Thanks from a python programmer
bachmeier
no at spam.net
Fri Mar 5 12:21:19 UTC 2021
On Friday, 5 March 2021 at 06:11:33 UTC, mipri wrote:
> This sets a C #define and then includes everything from stdio.h
> as a struct with #defines as variables, C functions as Zig
> functions, C #define *macros* also as Zig functions, etc. This
> time the magic is not from C codegen and deferring the work to
> a C compiler, but from Zig's compiler properly digesting C's
> header files.
*shrug* I work with C libraries all the time, and while dstep and
dpp might not handle everything, the parts they don't are minor.
> What D has is very fine, but it's general seating. Any language
> with an FFI at all should be about as capable as D's FFI.
As far as calling C functions? Of course, but those languages are
also as capable as Zig if all you want to do is call functions.

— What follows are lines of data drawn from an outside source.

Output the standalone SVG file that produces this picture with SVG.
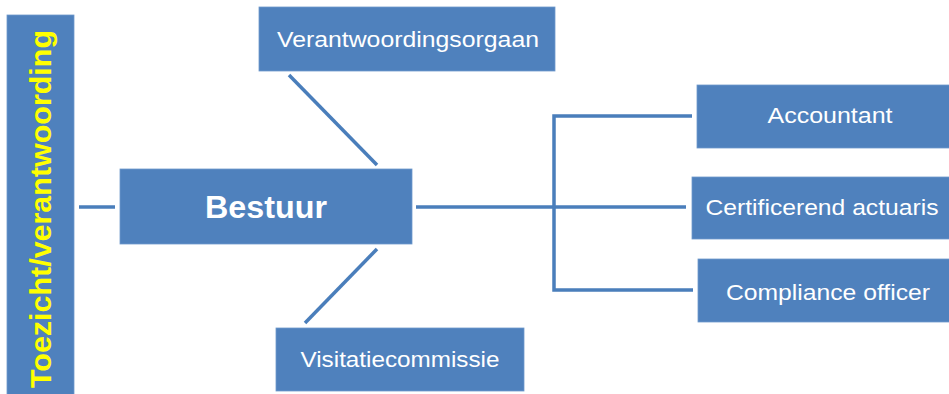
<svg xmlns="http://www.w3.org/2000/svg" width="949" height="394" viewBox="0 0 949 394">
<style>
.box{fill:#4F81BD;stroke:#6f99cc;stroke-width:0.8}
.t{font-family:"Liberation Sans",Arial,sans-serif;fill:#ffffff;font-size:22px;text-anchor:middle}
.c{stroke:#4A7EBB;stroke-width:3.5;fill:none}
</style>
<rect width="949" height="394" fill="#ffffff"/>
<g id="connectors">
<line class="c" x1="79" y1="207" x2="115" y2="207"/>
<line class="c" x1="289" y1="75" x2="377" y2="165"/>
<line class="c" x1="377" y1="249" x2="305" y2="323"/>
<line class="c" x1="416" y1="207" x2="686" y2="207"/>
<polyline class="c" points="692,116 554,116 554,290 693,290"/>
</g>
<g id="toezicht">
<rect class="box" x="7" y="15" width="67" height="381"/>
<text transform="translate(51,209) rotate(-90)" font-family="Liberation Sans,Arial,sans-serif" font-size="30" font-weight="bold" fill="#FFFF00" text-anchor="middle" textLength="358" lengthAdjust="spacingAndGlyphs">Toezicht/verantwoording</text>
</g>
<g id="bestuur">
<rect class="box" x="120" y="169" width="292" height="75"/>
<text class="t" x="266" y="218" font-weight="bold" style="font-size:32px" textLength="122" lengthAdjust="spacingAndGlyphs">Bestuur</text>
</g>
<g id="verantwoordingsorgaan">
<rect class="box" x="259" y="7" width="296" height="64"/>
<text class="t" x="408" y="47" textLength="262" lengthAdjust="spacingAndGlyphs">Verantwoordingsorgaan</text>
</g>
<g id="visitatiecommissie">
<rect class="box" x="276" y="328" width="248" height="63"/>
<text class="t" x="400" y="367" textLength="199" lengthAdjust="spacingAndGlyphs">Visitatiecommissie</text>
</g>
<g id="accountant">
<rect class="box" x="697" y="85" width="260" height="63"/>
<text class="t" x="830" y="123" textLength="125" lengthAdjust="spacingAndGlyphs">Accountant</text>
</g>
<g id="actuaris">
<rect class="box" x="692" y="177" width="265" height="62"/>
<text class="t" x="822" y="215" textLength="233" lengthAdjust="spacingAndGlyphs">Certificerend actuaris</text>
</g>
<g id="compliance">
<rect class="box" x="698" y="259" width="260" height="63"/>
<text class="t" x="828" y="300" textLength="204" lengthAdjust="spacingAndGlyphs">Compliance officer</text>
</g>
</svg>
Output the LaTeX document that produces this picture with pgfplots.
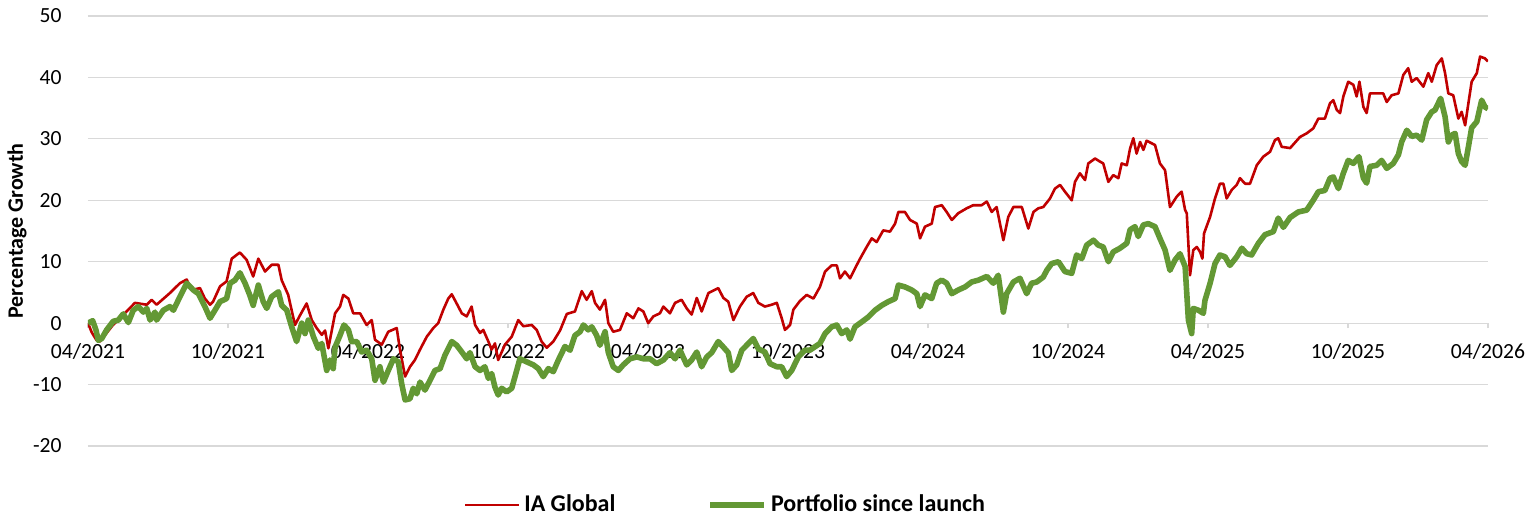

If you're talking about C interoperability more generally, you
have a strange definition of capable. You can create a D shared
library that can be called as if it's a shared C library. You can
go further and restrict yourself to betterC mode and then you're
basically writing modernized C code that without further
modification can be dumped in the middle of an existing C
project. I don't think, say, Ruby can do that even though it has
an FFI. Then there's the big issue of passing data back and
forth. That's a language design issue and D makes it easy.